Haze avait débuté sa carrière par des titres accrocheurs et des mixtapes âpres où son bagou et ses rimes sortis à l’uzi ricochaient dans les caboches. Débit pressé, elle avait gagné en crédibilité grâce à des reprises bien senties et une gouaille parfois géniale. « Echelon (It’s My Way) », avant d’être une bombe visuelle avec son lot d’ancien figurants de Oz, sa block party plus bandante que les fêtes en appartement de Miley Cyrus et ses quads du Nord-Pas-de-Calais, ressemble à un vrai single. Le problème de Dirty Gold c’est qu’il est composé ensuite de quelques tâcherons comme « Deep Sea Diver » – morceau de R&B mou – que « Sing About Me » résonne beaucoup trop comme « My Love » de Justin Timberlake et que « Angels & Airwaves » s’adresse surtout aux gens qui veulent mourir.
Angel Haze a chopé la mauvaise habitude de démarrer certaines chansons par un enregistrement désagréable, une explication de texte sur « la musique qui t’enferme puis te libère » et se termine en leçon de vie. Pas à une contradiction près, elle assène que « [son] identité c’est [sa] musique et rien d’autre » avant d’introduire « A Tribe Called Red » sur fond de chants traditionnels d’indiens d’Amérique. Parsemé d’EDM, l’album aurait pu plaire aux fleuristes – en témoignent les titres très Maison & Jardin que sont « Black Dahlia », « White Lilies » et « Rose-Tinted Suicide » – si la seule plante que la jeune demoiselle cautionne n’était pas de la famille de celles qui se fument et font rigoler.

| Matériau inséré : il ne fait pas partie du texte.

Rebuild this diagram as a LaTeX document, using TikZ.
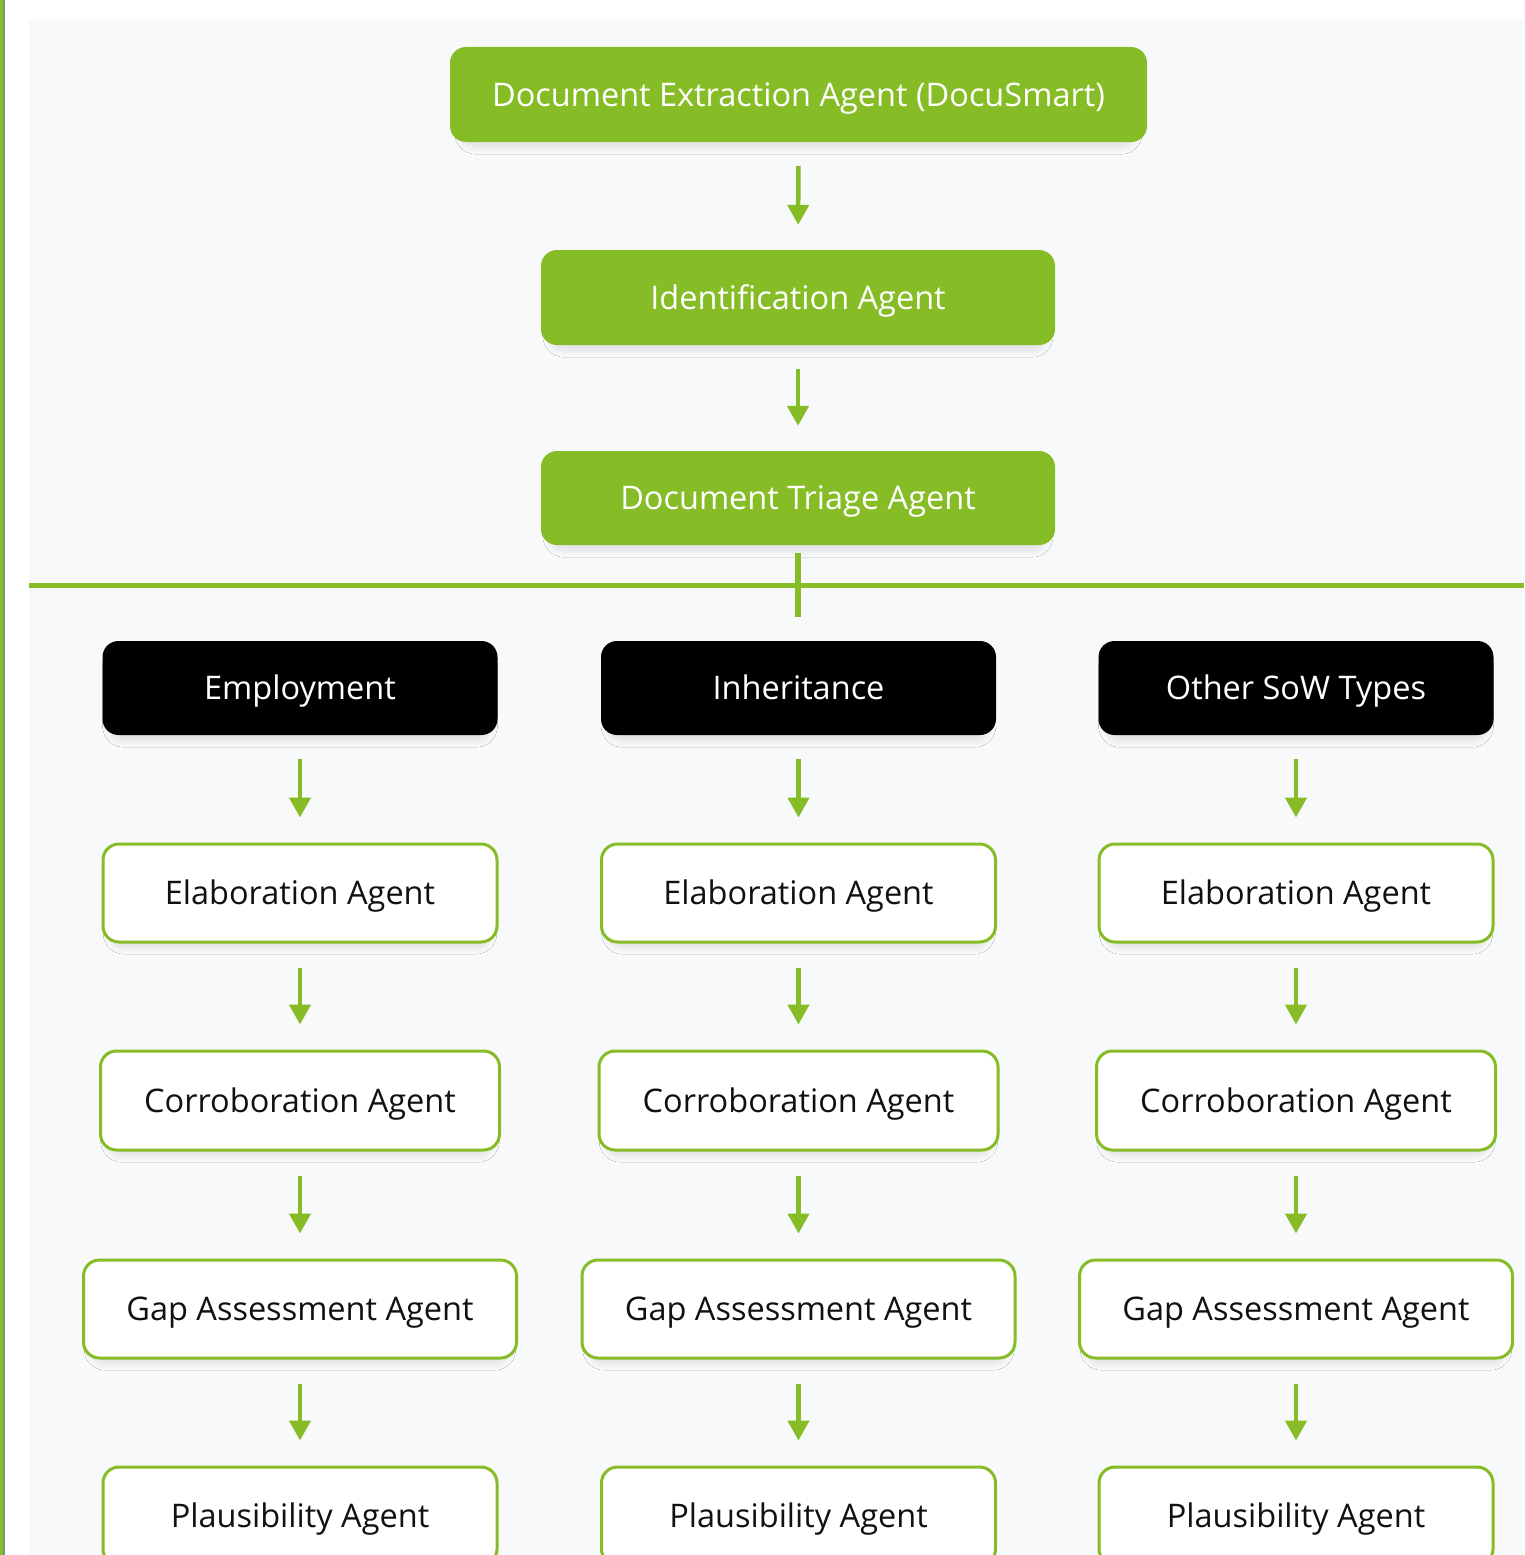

Prendre un joli nom de beuh ne suffit pourtant pas à établir une réputation et encore moins à rendre un disque plus personnel.

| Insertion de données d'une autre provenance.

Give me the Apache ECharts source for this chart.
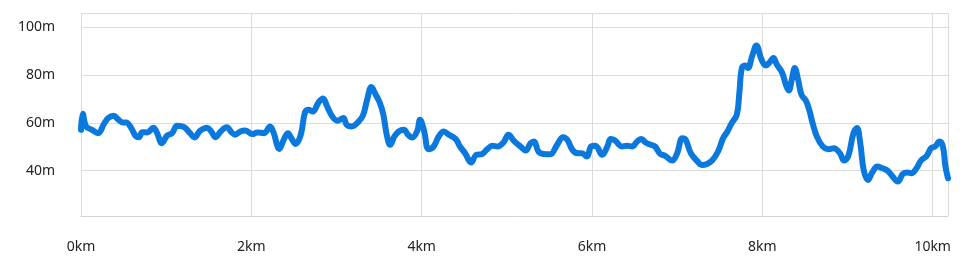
<!DOCTYPE html>
<html>
<head>
<meta charset="utf-8">
<script src="https://cdn.jsdelivr.net/npm/echarts@6/dist/echarts.min.js"></script>
<style>
html,body{margin:0;padding:0;background:#fff;}
#chart{width:963px;height:266px;}
</style>
</head>
<body>
<div id="chart"></div>
<script>
const distanceKm = [0,0.02,0.06,0.13,0.2,0.27,0.32,0.38,0.44,0.49,0.53,0.59,0.64,0.68,0.72,0.78,0.85,0.89,0.95,1.01,1.07,1.13,1.21,1.28,1.33,1.40,1.48,1.53,1.58,1.64,1.71,1.77,1.81,1.87,1.93,2.01,2.07,2.15,2.22,2.26,2.33,2.38,2.43,2.47,2.52,2.58,2.63,2.67,2.72,2.79,2.84,2.89,2.95,3.01,3.08,3.12,3.18,3.25,3.31,3.36,3.41,3.46,3.51,3.55,3.59,3.63,3.68,3.73,3.79,3.84,3.89,3.95,3.98,4.03,4.08,4.14,4.20,4.26,4.32,4.40,4.45,4.51,4.58,4.64,4.71,4.77,4.83,4.89,4.96,5.02,5.08,5.16,5.22,5.28,5.32,5.37,5.43,5.51,5.59,5.66,5.71,5.77,5.83,5.88,5.94,5.99,6.04,6.12,6.18,6.22,6.27,6.35,6.41,6.47,6.53,6.58,6.63,6.69,6.74,6.80,6.86,6.94,7.00,7.06,7.10,7.16,7.23,7.29,7.35,7.41,7.48,7.54,7.59,7.64,7.70,7.73,7.76,7.80,7.83,7.88,7.93,7.99,8.04,8.08,8.13,8.17,8.23,8.28,8.31,8.35,8.38,8.42,8.46,8.51,8.55,8.59,8.64,8.71,8.78,8.84,8.91,8.96,9.01,9.07,9.11,9.15,9.19,9.24,9.29,9.35,9.41,9.47,9.53,9.59,9.65,9.70,9.75,9.81,9.86,9.93,9.98,10.03,10.08,10.12,10.15,10.18];
const elevationM = [57.1,63.8,58.5,57.1,55.7,59.6,62,63,61.3,60.2,60.2,57.8,54.6,54,56.1,56,58,56,51.5,54.6,55.7,58.8,58.2,55.7,53.9,56.7,58,56.4,54,56.4,58.2,56,55,56.4,56.8,55.3,56,55.7,58.5,56,49.1,52.9,55.7,53.6,51.2,55,64.4,65.5,64.8,68.6,70.2,66.9,62.7,60.9,62,59.2,58.5,60.2,63,69.7,75,71.8,68.3,63.4,55,50.8,54.3,56.4,57.1,55,53.9,56.8,61.3,56.4,49,50.1,54.3,56.4,55,53.2,50.1,47.3,43.4,46.6,47,49,50.4,50.1,51.8,55,52.6,50.1,48.4,51.5,52.2,48,47,46.9,50.8,54,52.9,48.7,47.3,47.3,45.9,50.1,50.4,46.6,50.1,53.2,52.6,50.1,50.4,50.1,52.2,53.2,51.8,50.8,50.1,47,46.2,44.2,47.3,53.6,52.9,47.3,44.2,42.4,42.8,44.2,48,53.6,56.4,59.9,63.4,72.5,83,84,83,87.9,92.4,86.5,84,85.1,87.2,84.4,81.2,75.6,73.6,78.8,83,78.1,71.8,69.4,65.5,59.9,54.3,50.1,49,49.4,47.3,44.2,46.2,55.7,57.8,51.5,40.3,36.1,39.2,41.7,41,40,37.5,35.4,38.6,39.2,38.9,41,44.1,46.2,49.4,50.1,52.2,50.1,41.7,36.8];
const xTickUnit = 'km';
const yTickUnit = 'm';

const chart = echarts.init(document.getElementById('chart'), null, {renderer: 'canvas'});
const seriesData = distanceKm.map((d, i) => [d, elevationM[i]]);
const textStyle = {color: '#222', fontFamily: 'Noto Sans', fontSize: 14};
chart.setOption({
  animation: false,
  backgroundColor: '#fff',
  grid: {left: 81, right: 15, top: 13, bottom: 50, containLabel: false},
  xAxis: {
    type: 'value',
    min: 0,
    max: 10.18,
    interval: 2,
    axisLine: {show: true, lineStyle: {color: '#d4d4d4', width: 1}},
    axisTick: {show: false},
    axisLabel: Object.assign({margin: 24, showMaxLabel: false, formatter: v => v + xTickUnit}, textStyle),
    splitLine: {show: true, lineStyle: {color: '#dcdcdc', width: 1}}
  },
  yAxis: {
    type: 'value',
    min: 21,
    max: 106,
    axisLine: {show: false},
    axisTick: {show: false},
    axisLabel: Object.assign({margin: 26, showMinLabel: false, showMaxLabel: false, formatter: v => v + yTickUnit}, textStyle),
    splitLine: {show: true, lineStyle: {color: '#dcdcdc', width: 1}}
  },
  series: [{
    type: 'line',
    data: seriesData,
    smooth: 0.4,
    showSymbol: false,
    lineStyle: {color: '#0a78dc', width: 6, cap: 'round', join: 'round'},
    itemStyle: {color: '#0a78dc'}
  }]
});
</script>
</body>
</html>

Déguisée en Spartiate sur la pochette, Angel avait pourtant des allures de prédicatrice à la Erykah Badu sur « Black Synagogue », quand des titres comme « April’s Fool » ou « White Lilies / White Lies », avec son rythme à la Nicki Minaj et ses cordes orientales, auraient pu envoyer. « Je me suis assise en pleurant sans dormir ni manger. J’ai refusé plein de trucs pour être sure d’avoir le temps de faire cet album. J’ai tendu l’autre joue parce que, la musique, c’est tout ce que j’ai », raconte-t-elle dans sa fameuse avec son label. Difficile de douter de la sincérité d’une nana écorchée vive quand on sait que sa jeunesse à Motor City, passée à suivre la préceptes d’une secte pentecôtiste, a été plus que glauque (et dont certains événements sont sur l’instru du « Cleaning Out My Closet » d’Eminem). Trop tard, l’album se termine sur « New York » et des réminiscences de ses mixtapes, Reservation ou Classick, sur lesquelles Angel paraît tellement à l’Haze. Moralité? Le chantage, c’est parfois moins bien que la patience.